Shabazz Palaces – Ishmael Butler plus Tendai Maraire plus two pairs of “grim-tilted-bounce-killing” sunglasses – start with ‘Youology’. It’s the furious fifth track on last year’s ‘Black Up’, an album that had all the fractures, the danger and density of sheet glass in heat. An appropriate beginning. The initial menace of the beat dissipates and, in its place, a question: “How fast do you want it?” Fast? Shabazz aren’t in the business of crowd-appeasement. Their set is dedicated to “the intensity of leisure time.”
Butler and Maraire stand side by side: mixer and mbira, digital and analog, future, past, West, East. Differences dance by themselves, as sharp and distinct as the movements of their songs. Same as a comedian refusing the easy punch line, Shabazz Palaces aren’t interested in mashing anything up (we’re not in Kanye any more) or serving to provide us a cheap release.
Butler is a funny, shadowy, virtuosic front man. He warms up; he spreads his wings, grinning. Maraire, on the other hand, is opaque – he could be working in a lab. They seem to work by touch. In ‘Gunbeat Falls’, the first track on their first EP, the piano sample and beat urge and bridle Butler. Then he drops them, leaving a space which Maraire’s quieter congas can live in, but not obliterate. At its simplest, Shabazz Palaces is two men who respect each other, which is pretty cool.

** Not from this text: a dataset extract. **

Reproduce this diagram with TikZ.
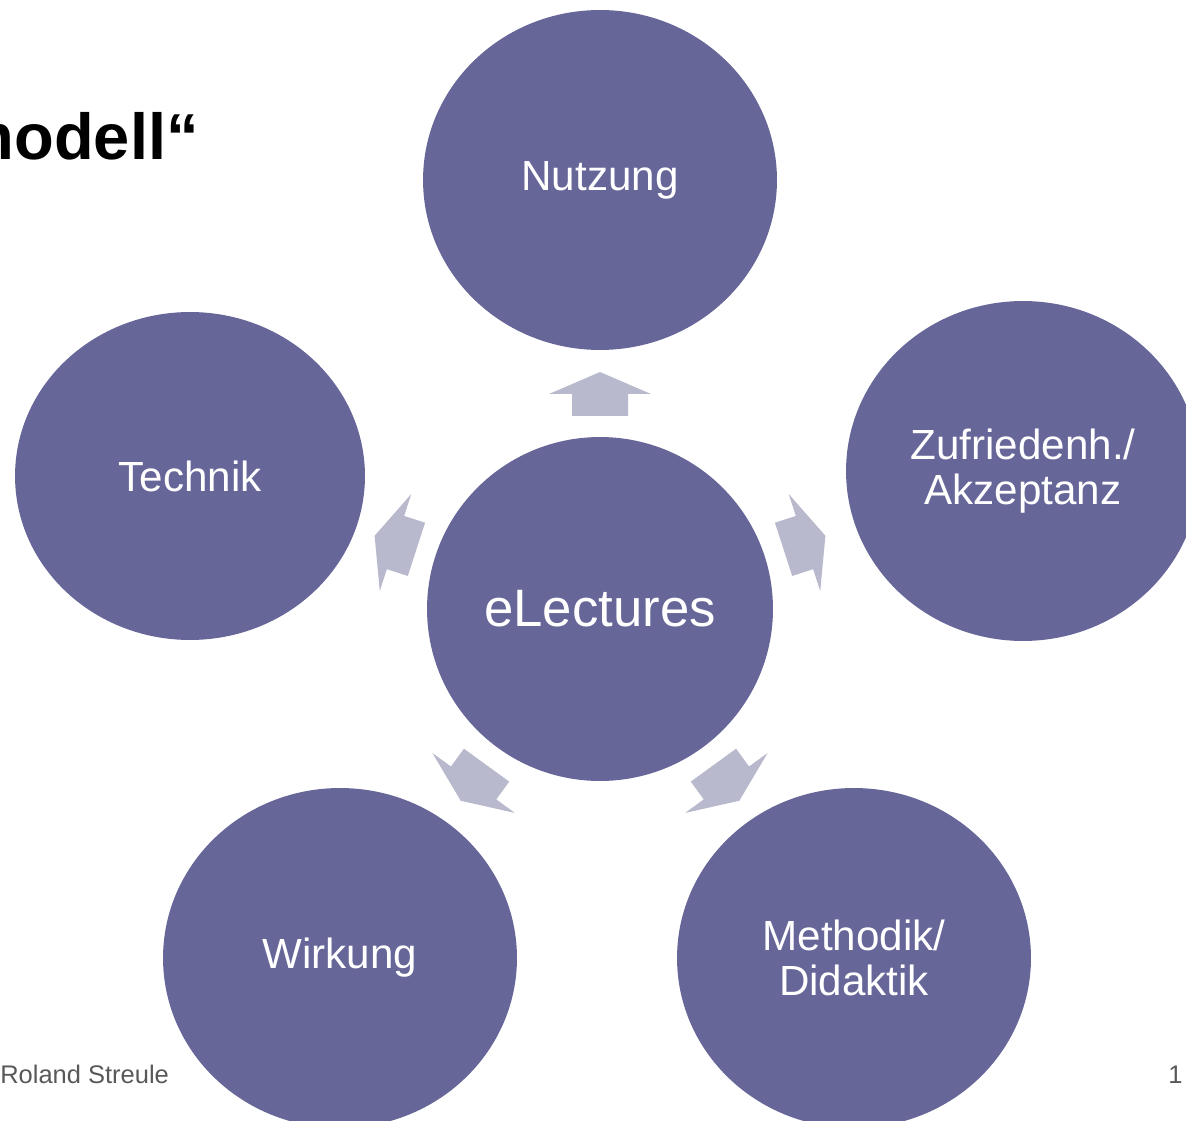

At XOYO, we miss Thee Satisfaction, who appeared with the band last autumn at the Jazz Cafe. Without them, Shabazz sound unforgivingly cool. Still, it’s thrilling to hear them occupy and change silence. The nearest comparison is John Coltrane’s ‘Alabama’. It’s a piece that addresses the Klan’s murder of four schoolgirls in 1963. Coltrane’s first, mourning bars shadow Martin Luther King’s eulogy. Then a note is held and, in the silence before what you think’s the next note, Elvin Jones comes in with a groove that throws the tragedy bodily to one side.
Shabazz work in that moment. They live to change. XOYO isn’t as enthusiastic as the Jazz Cafe; with a cold crowd in a cold room, the gig never bops hard, but it still tantalizes. Old songs wear new flourishes: matador horns on free press and curl, an almost R’n’B lope to the old school caps and vanished ships of ‘Are You…Can You…Were You?’. Heavy, sinuous, wary, magnetic, light-bright – this is music that doesn’t need a crowd, and doesn’t suffer for such an independence.
In ‘Youology’, Butler (the ex-Digable Planets man) raises a toast to when “thugging went mainstream.” If jazz was an historical moment, then what and where is hip hop? That’s what Shabazz Palaces seem to ask. So they remix the ‘Last Poets’. They resist patterns. They ask “who do you think you are?” They proclaim: “I’m free.”